_What to do:_ Everything from the first line down to the line containing "28, 29, 30];" is to be retyped exactly, both ends included, with pictures left out.

[start Recorded data]

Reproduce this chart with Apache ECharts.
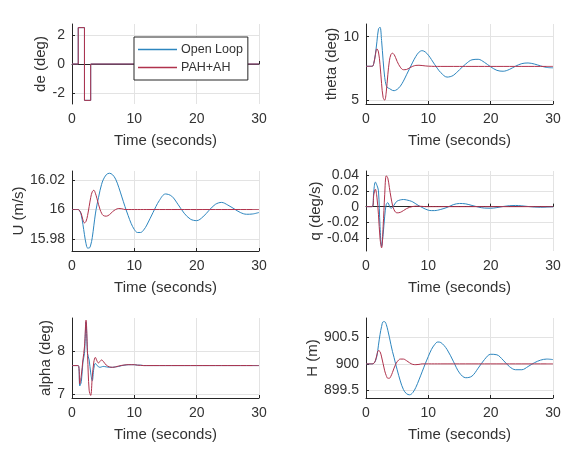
<!DOCTYPE html>
<html>
<head>
<meta charset="utf-8">
<script src="https://cdn.jsdelivr.net/npm/echarts@6/dist/echarts.min.js"></script>
<style>
  html, body { margin: 0; padding: 0; background: #fff; }
  #chart { width: 571px; height: 449px; }
</style>
</head>
<body>
<div id="chart"></div>
<script>
// elevator input (held between samples)
var deTime = [0, 1, 2, 3, 30];
var deOpen = [0, 2.5, -2.5, 0, 0];
var dePah = [0, 2.5, -2.5, 0, 0];

// sample times for the responses
var time = [0, 1,
  1.25, 1.5, 1.75, 2, 2.25, 2.5, 2.75, 3, 3.25, 3.5, 3.75, 4, 4.25, 4.5, 4.75, 5,
  5.5, 6, 6.5, 7, 7.5, 8, 8.5, 9, 9.5, 10, 10.5, 11, 11.5, 12,
  13, 14, 15, 16, 17, 18, 19, 20, 21, 22, 23, 24, 25, 26, 27, 28, 29, 30];

var thetaOpen = [7.67, 7.67,
  7.9, 8.6, 9.6, 10.6, 10.75, 9.7, 8.1, 6.8, 6.15, 5.97, 5.92, 5.84, 5.77, 5.75, 5.78, 5.85,
  6.1, 6.5, 7.0, 7.5, 8.0, 8.45, 8.78, 8.9, 8.8, 8.55, 8.2, 7.82, 7.47, 7.17,
  6.82, 6.95, 7.4, 7.85, 8.18, 8.22, 7.98, 7.63, 7.35, 7.28, 7.42, 7.68, 7.88, 7.93, 7.85, 7.7, 7.58, 7.55];
var thetaPah = [7.67, 7.67,
  7.9, 8.55, 9.05, 8.8, 7.8, 6.3, 5.2, 5.0, 5.65, 7.0, 8.1, 8.6, 8.7, 8.6, 8.35, 8.05,
  7.6, 7.4, 7.42, 7.55, 7.67, 7.74, 7.75, 7.73, 7.7, 7.68, 7.67, 7.66, 7.66, 7.66,
  7.66, 7.66, 7.66, 7.66, 7.66, 7.66, 7.66, 7.66, 7.66, 7.66, 7.66, 7.66, 7.66, 7.66, 7.66, 7.66, 7.66, 7.66];

var uOpen = [16, 16,
  15.999, 15.996, 15.99, 15.983, 15.977, 15.974, 15.974, 15.976, 15.981, 15.989, 15.997, 16.003, 16.008, 16.013, 16.017, 16.02,
  16.0235, 16.0245, 16.0235, 16.0205, 16.015, 16.0085, 16.002, 15.996, 15.9905, 15.9865, 15.9845, 15.9845, 15.9862, 15.9895,
  15.998, 16.006, 16.0105, 16.009, 16.0035, 15.9975, 15.9935, 15.9925, 15.995, 15.9995, 16.0035, 16.0048, 16.003, 16.0005, 15.998, 15.9968, 15.997, 15.998];
var uPah = [16, 16,
  15.999, 15.997, 15.993, 15.991, 15.992, 15.996, 16.002, 16.008, 16.012, 16.013, 16.011, 16.0075, 16.0035, 16.0, 15.9975, 15.996,
  15.9955, 15.9965, 15.9985, 16.0, 16.0007, 16.0005, 16.0, 16, 16, 16, 16, 16, 16, 16,
  16, 16, 16, 16, 16, 16, 16, 16, 16, 16, 16, 16, 16, 16, 16, 16, 16, 16];

var qOpen = [0, 0,
  0.02, 0.031, 0.027, 0.02, -0.025, -0.05, -0.035, -0.012, 0.003, 0.005, 0.001, -0.002, -0.001, 0.002, 0.005, 0.007,
  0.0085, 0.009, 0.0085, 0.0075, 0.006, 0.0035, 0.001, -0.001, -0.003, -0.0045, -0.005, -0.005, -0.0045, -0.0035,
  -0.001, 0.0025, 0.004, 0.0035, 0.0015, -0.0005, -0.0018, -0.002, -0.0012, 0.0002, 0.0012, 0.0015, 0.001, 0.0002, -0.0005, -0.0008, -0.0006, -0.0003];
var qPah = [0, 0,
  0.015, 0.022, 0.012, -0.01, -0.04, -0.052, -0.025, 0.015, 0.039, 0.036, 0.024, 0.012, 0.002, -0.004, -0.007, -0.0078,
  -0.0072, -0.005, -0.0025, -0.0008, 0.0002, 0.0006, 0.0005, 0.0003, 0, 0, 0, 0, 0, 0,
  0, 0, 0, 0, 0, 0, 0, 0, 0, 0, 0, 0, 0, 0, 0, 0, 0, 0];

var alphaOpen = [7.67, 7.67,
  7.2, 7.3, 7.75, 7.95, 8.68, 7.95, 7.8, 7.5, 7.32, 7.6, 7.72, 7.68, 7.64, 7.63, 7.64, 7.65,
  7.64, 7.63, 7.63, 7.64, 7.65, 7.67, 7.68, 7.69, 7.69, 7.69, 7.68, 7.68, 7.67, 7.67,
  7.67, 7.67, 7.67, 7.67, 7.67, 7.67, 7.67, 7.67, 7.67, 7.67, 7.67, 7.67, 7.67, 7.67, 7.67, 7.67, 7.67, 7.67];
var alphaPah = [7.67, 7.67,
  7.25, 7.45, 7.8, 8.1, 8.72, 7.9, 7.1, 6.98, 7.4, 7.75, 7.86, 7.78, 7.73, 7.77, 7.8, 7.77,
  7.68, 7.64, 7.63, 7.64, 7.66, 7.675, 7.685, 7.69, 7.69, 7.69, 7.68, 7.675, 7.67, 7.67,
  7.67, 7.67, 7.67, 7.67, 7.67, 7.67, 7.67, 7.67, 7.67, 7.67, 7.67, 7.67, 7.67, 7.67, 7.67, 7.67, 7.67, 7.67];

var hOpen = [900, 900,
  900.01, 900.05, 900.15, 900.35, 900.55, 900.7, 900.79, 900.79, 900.74, 900.63, 900.5, 900.36, 900.23, 900.12, 900.0, 899.89,
  899.68, 899.52, 899.44, 899.42, 899.46, 899.56, 899.7, 899.85, 900.0, 900.14, 900.27, 900.36, 900.41, 900.4,
  900.27, 900.05, 899.83, 899.74, 899.77, 899.92, 900.08, 900.18, 900.17, 900.07, 899.95, 899.89, 899.89, 899.95, 900.02, 900.07, 900.09, 900.08];
var hPah = [900, 900,
  900.01, 900.06, 900.17, 900.25, 900.23, 900.13, 900.0, 899.87, 899.78, 899.73, 899.73, 899.77, 899.84, 899.92, 899.99, 900.04,
  900.09, 900.09, 900.06, 900.02, 899.99, 899.985, 899.99, 900, 900, 900, 900, 900, 900, 900,
  900, 900, 900, 900, 900, 900, 900, 900, 900, 900, 900, 900, 900, 900, 900, 900, 900, 900];

var xTicks = [0, 10, 20, 30];
var seriesNames = ['Open Loop', 'PAH+AH'];

var blue = '#2d86bf';
var red = '#b0324c';
var textColor = '#333333';
var font = 'Liberation Sans, Arial, sans-serif';

function pairs(t, v) {
  return t.map(function (x, i) { return [x, v[i]]; });
}

function trim(v) {
  return String(parseFloat(v.toFixed(4)));
}

// one panel per entry: grid box, y label, y range, y ticks
var panels = [
  { box: [72, 24], name: 'de (deg)', min: -2.75, max: 2.75, ticks: [-2, 0, 2], gap: 22, open: pairs(deTime, deOpen), pah: pairs(deTime, dePah), step: true },
  { box: [366, 24], name: 'theta (deg)', min: 4.7, max: 11.0, ticks: [5, 10], gap: 25, open: pairs(time, thetaOpen), pah: pairs(time, thetaPah) },
  { box: [72, 171], name: 'U (m/s)', min: 15.972, max: 16.026, ticks: [15.98, 16, 16.02], gap: 45, open: pairs(time, uOpen), pah: pairs(time, uPah) },
  { box: [366, 171], name: 'q (deg/s)', min: -0.056, max: 0.045, ticks: [-0.04, -0.02, 0, 0.02, 0.04], gap: 38, open: pairs(time, qOpen), pah: pairs(time, qPah) },
  { box: [72, 318], name: 'alpha (deg)', min: 6.92, max: 8.77, ticks: [7, 8], gap: 18, open: pairs(time, alphaOpen), pah: pairs(time, alphaPah) },
  { box: [366, 318], name: 'H (m)', min: 899.36, max: 900.86, ticks: [899.5, 900, 900.5], gap: 45, open: pairs(time, hOpen), pah: pairs(time, hPah) }
];

var grid = [], xAxis = [], yAxis = [], series = [];
panels.forEach(function (p, i) {
  grid.push({ left: p.box[0], top: p.box[1], width: 187, height: 80 });
  xAxis.push({
    gridIndex: i, type: 'value', min: 0, max: 30, interval: 10,
    name: 'Time (seconds)', nameLocation: 'middle', nameGap: 29,
    nameTextStyle: { color: textColor, fontSize: 15, fontFamily: font },
    axisLine: { lineStyle: { color: '#262626', width: 1 } },
    axisTick: { inside: true, length: 3, lineStyle: { color: '#262626' } },
    axisLabel: { color: textColor, fontSize: 14, fontFamily: font, margin: 8 },
    splitLine: { show: true, lineStyle: { color: '#e3e3e3', width: 1 } }
  });
  yAxis.push({
    gridIndex: i, type: 'value', min: p.min, max: p.max,
    name: p.name, nameLocation: 'middle', nameRotate: 90, nameGap: p.gap,
    nameTextStyle: { color: textColor, fontSize: 15, fontFamily: font },
    axisLine: { show: true, lineStyle: { color: '#262626', width: 1 } },
    axisTick: { show: true, inside: true, length: 3, customValues: p.ticks, lineStyle: { color: '#262626' } },
    axisLabel: { color: textColor, fontSize: 14, fontFamily: font, margin: 7, customValues: p.ticks, formatter: trim },
    splitLine: { show: true, lineStyle: { color: '#e3e3e3', width: 1 } }
  });
  [p.open, p.pah].forEach(function (d, k) {
    series.push({
      name: seriesNames[k], type: 'line', xAxisIndex: i, yAxisIndex: i,
      data: d, symbol: 'none', smooth: p.step ? false : 0.35,
      step: p.step ? 'end' : false,
      lineStyle: { color: k === 0 ? blue : red, width: 1 },
      itemStyle: { color: k === 0 ? blue : red },
      animation: false
    });
  });
});

var chart = echarts.init(document.getElementById('chart'));
chart.setOption({
  backgroundColor: '#fff',
  animation: false,
  grid: grid,
  xAxis: xAxis,
  yAxis: yAxis,
  legend: {
    data: seriesNames,
    orient: 'vertical',
    left: 134, top: 37,
    padding: [6, 5, 6, 4],
    icon: 'rect',
    itemWidth: 39, itemHeight: 1.5, itemGap: 5,
    backgroundColor: '#fff',
    borderColor: '#262626', borderWidth: 1, borderRadius: 0,
    textStyle: { color: textColor, fontSize: 12.5, fontFamily: font, padding: [0, 0, 0, -1] }
  },
  series: series
});
</script>
</body>
</html>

[end Recorded data]

_Correct response:_
Reproduce this chart with Apache ECharts.
<!DOCTYPE html>
<html>
<head>
<meta charset="utf-8">
<script src="https://cdn.jsdelivr.net/npm/echarts@6/dist/echarts.min.js"></script>
<style>
  html, body { margin: 0; padding: 0; background: #fff; }
  #chart { width: 571px; height: 449px; }
</style>
</head>
<body>
<div id="chart"></div>
<script>
// elevator input (held between samples)
var deTime = [0, 1, 2, 3, 30];
var deOpen = [0, 2.5, -2.5, 0, 0];
var dePah = [0, 2.5, -2.5, 0, 0];

// sample times for the responses
var time = [0, 1,
  1.25, 1.5, 1.75, 2, 2.25, 2.5, 2.75, 3, 3.25, 3.5, 3.75, 4, 4.25, 4.5, 4.75, 5,
  5.5, 6, 6.5, 7, 7.5, 8, 8.5, 9, 9.5, 10, 10.5, 11, 11.5, 12,
  13, 14, 15, 16, 17, 18, 19, 20, 21, 22, 23, 24, 25, 26, 27, 28, 29, 30];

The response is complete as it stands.